Pershing Square Inc. heads into its June 8 earnings date with a borrow market running at extreme temperatures and a CEO who put his own money in at lower prices — a setup that frames the print as a direct test of whether the discount to NAV is closing or widening.
The lending story remains the sharpest signal. Cost to borrow has exploded from roughly 45% in early May to over 300% now — more than a sixfold move in a month — making PS one of the most expensive borrows in the market. Availability has tightened to around 25%, well off last week's low near 9%, but still firmly in restricted territory. The borrow is not new: it has been elevated for weeks, reflecting persistent structural demand to short a closed-end vehicle trading at a discount to NAV. What is new is the scale — 300%-plus cost to borrow is the kind of level that makes sustained short positions economically painful.

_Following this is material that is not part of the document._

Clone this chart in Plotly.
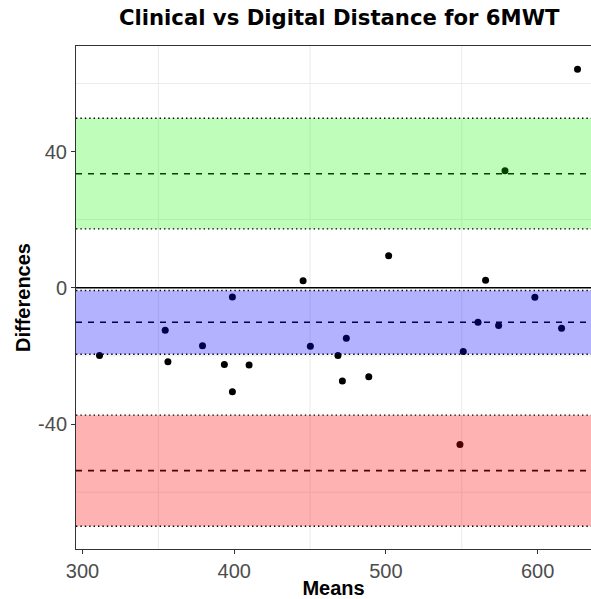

Bill Ackman's response was to buy. The founder and CEO made three separate purchases on April 30, accumulating roughly 800,000 net shares at prices in the $22–$24 range — around $19 million in total. The stock has since recovered to $35.47, so the trades are in the money, but the price action this week has given back ground: fell nearly 2% on Wednesday and is down more than 4% on the week. The share price is now roughly 16% below the Street's mean target of $42.43, which itself reflects genuine disagreement — Citigroup and Loop Capital, both initiating last week, set targets of $50 and $49, while Wells Fargo anchored the floor at $37.

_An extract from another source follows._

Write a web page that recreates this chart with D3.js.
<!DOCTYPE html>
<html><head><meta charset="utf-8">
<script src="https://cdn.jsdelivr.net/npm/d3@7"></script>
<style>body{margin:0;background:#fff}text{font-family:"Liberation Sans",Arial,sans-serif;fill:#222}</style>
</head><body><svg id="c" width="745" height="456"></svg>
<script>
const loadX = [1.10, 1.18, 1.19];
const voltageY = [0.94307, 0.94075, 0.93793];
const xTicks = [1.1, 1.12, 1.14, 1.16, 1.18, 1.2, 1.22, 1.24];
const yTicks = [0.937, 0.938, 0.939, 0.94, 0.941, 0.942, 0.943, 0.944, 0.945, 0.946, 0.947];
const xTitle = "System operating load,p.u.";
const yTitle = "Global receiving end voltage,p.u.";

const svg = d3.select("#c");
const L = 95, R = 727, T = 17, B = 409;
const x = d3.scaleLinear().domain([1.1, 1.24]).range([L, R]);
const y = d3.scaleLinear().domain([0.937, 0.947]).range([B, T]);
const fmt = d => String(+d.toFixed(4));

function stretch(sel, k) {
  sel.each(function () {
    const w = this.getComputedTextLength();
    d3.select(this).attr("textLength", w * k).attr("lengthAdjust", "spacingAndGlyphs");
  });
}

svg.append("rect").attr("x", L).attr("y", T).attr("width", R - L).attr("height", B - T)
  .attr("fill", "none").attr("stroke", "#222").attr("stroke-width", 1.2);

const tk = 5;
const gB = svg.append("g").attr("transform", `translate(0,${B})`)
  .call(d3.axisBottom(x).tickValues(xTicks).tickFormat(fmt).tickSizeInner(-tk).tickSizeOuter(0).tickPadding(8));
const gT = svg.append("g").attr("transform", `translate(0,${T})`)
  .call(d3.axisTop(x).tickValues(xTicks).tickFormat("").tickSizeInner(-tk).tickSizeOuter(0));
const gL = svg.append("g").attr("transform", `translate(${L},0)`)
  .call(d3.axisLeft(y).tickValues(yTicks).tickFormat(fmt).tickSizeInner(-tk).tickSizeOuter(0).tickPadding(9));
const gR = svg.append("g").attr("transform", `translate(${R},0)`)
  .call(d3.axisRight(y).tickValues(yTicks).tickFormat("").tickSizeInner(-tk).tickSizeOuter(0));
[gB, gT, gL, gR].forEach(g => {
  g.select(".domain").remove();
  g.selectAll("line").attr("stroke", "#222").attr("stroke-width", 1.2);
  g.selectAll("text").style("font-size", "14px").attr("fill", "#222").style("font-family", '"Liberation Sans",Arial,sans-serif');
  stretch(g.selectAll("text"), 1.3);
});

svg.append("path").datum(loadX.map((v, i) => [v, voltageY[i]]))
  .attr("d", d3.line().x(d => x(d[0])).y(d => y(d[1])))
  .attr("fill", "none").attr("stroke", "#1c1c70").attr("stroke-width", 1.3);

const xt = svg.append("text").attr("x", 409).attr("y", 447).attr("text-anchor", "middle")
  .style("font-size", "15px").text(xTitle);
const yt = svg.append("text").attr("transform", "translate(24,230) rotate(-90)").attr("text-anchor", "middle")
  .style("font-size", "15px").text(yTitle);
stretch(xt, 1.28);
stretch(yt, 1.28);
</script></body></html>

The analyst debate splits cleanly along structural lines. Bulls point to permanent capital, operating leverage, and a management team with no pressure to raise external funds — a structure that, if NAV grows, drops disproportionately to earnings. Bears focus on the concentrated, publicly traded portfolio: when markets sell off, Pershing Square's NAV moves in lockstep, and there is limited diversification to cushion the blow. With eight analysts now on record — two Buy, six Hold or equivalent — the consensus acknowledges the upside case but isn't rushing to own it at current levels.

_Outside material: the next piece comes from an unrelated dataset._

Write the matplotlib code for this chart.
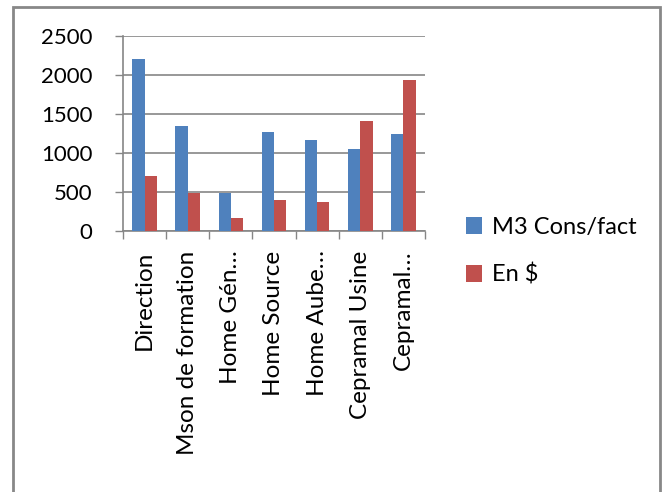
import matplotlib
matplotlib.use("Agg")
import matplotlib.pyplot as plt
import numpy as np
from matplotlib.patches import Rectangle

categories = ["Direction", "Mson de formation", "Home Gén…", "Home Source",
              "Home Aube…", "Cepramal Usine", "Cepramal…"]
m3_cons = [2200, 1350, 490, 1270, 1170, 1050, 1240]
en_dollars = [710, 490, 170, 400, 375, 1410, 1940]
series_names = ["M3 Cons/fact", "En $"]
yticks = [0, 500, 1000, 1500, 2000, 2500]

plt.rcParams['font.family'] = ['Lato', 'DejaVu Sans']

fig = plt.figure(figsize=(6.66, 4.92), dpi=100)
W, H = 666, 492
ax = fig.add_axes([123 / W, 1 - 231 / H, (425 - 123) / W, (231 - 36) / H])

x = np.arange(len(categories))
w = 0.285
blue = "#4F81BD"
red = "#C0504D"
ax.bar(x - w / 2, m3_cons, width=w, color=blue, label=series_names[0], zorder=3)
ax.bar(x + w / 2, en_dollars, width=w, color=red, label=series_names[1], zorder=3)

ax.set_xlim(-0.5, len(categories) - 0.5)
ax.set_ylim(0, 2500)
ax.set_yticks(yticks)
ax.set_yticklabels([str(v) for v in yticks], fontsize=16)
ax.yaxis.grid(True, color="#868686", linewidth=1.2, zorder=0)
ax.set_axisbelow(True)

ax.set_xticks(x)
ax.set_xticklabels(categories, rotation=90, fontsize=17.5, va="top", ha="center")
ax.set_xticks(np.arange(-0.5, len(categories), 1.0), minor=True)
ax.tick_params(axis="x", which="major", length=0, pad=14)
ax.tick_params(axis="x", which="minor", length=6, color="#868686", width=1)
ax.tick_params(axis="y", length=6, color="#868686", width=1, pad=16)

for s in ["top", "right"]:
    ax.spines[s].set_visible(False)
for s in ["left", "bottom"]:
    ax.spines[s].set_color("#868686")
    ax.spines[s].set_linewidth(1.2)

leg = fig.legend(loc="upper left", bbox_to_anchor=(454 / W, 1 - 205 / H),
                 frameon=False, fontsize=17, handlelength=0.7, handleheight=0.7,
                 labelspacing=1.1, handletextpad=0.4, borderpad=0)

border = Rectangle((13 / W, -0.05), (660 - 13) / W, 1.05 - 7 / H,
                   transform=fig.transFigure, fill=False, edgecolor="#888888",
                   linewidth=2, clip_on=False)
fig.patches.append(border)

fig.savefig("out.png", dpi=100)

Options positioning leans modestly defensive. The put/call ratio runs at 1.14, above its 20-day average of 0.99, though well within one standard deviation — cautious rather than alarmed. The June 8 print will therefore test one question above all others: whether management can demonstrate that fee income and NAV trajectory justify a re-rating, or whether the discount persists and the expensive borrow simply reflects the market's ongoing skepticism about the closed-end structure.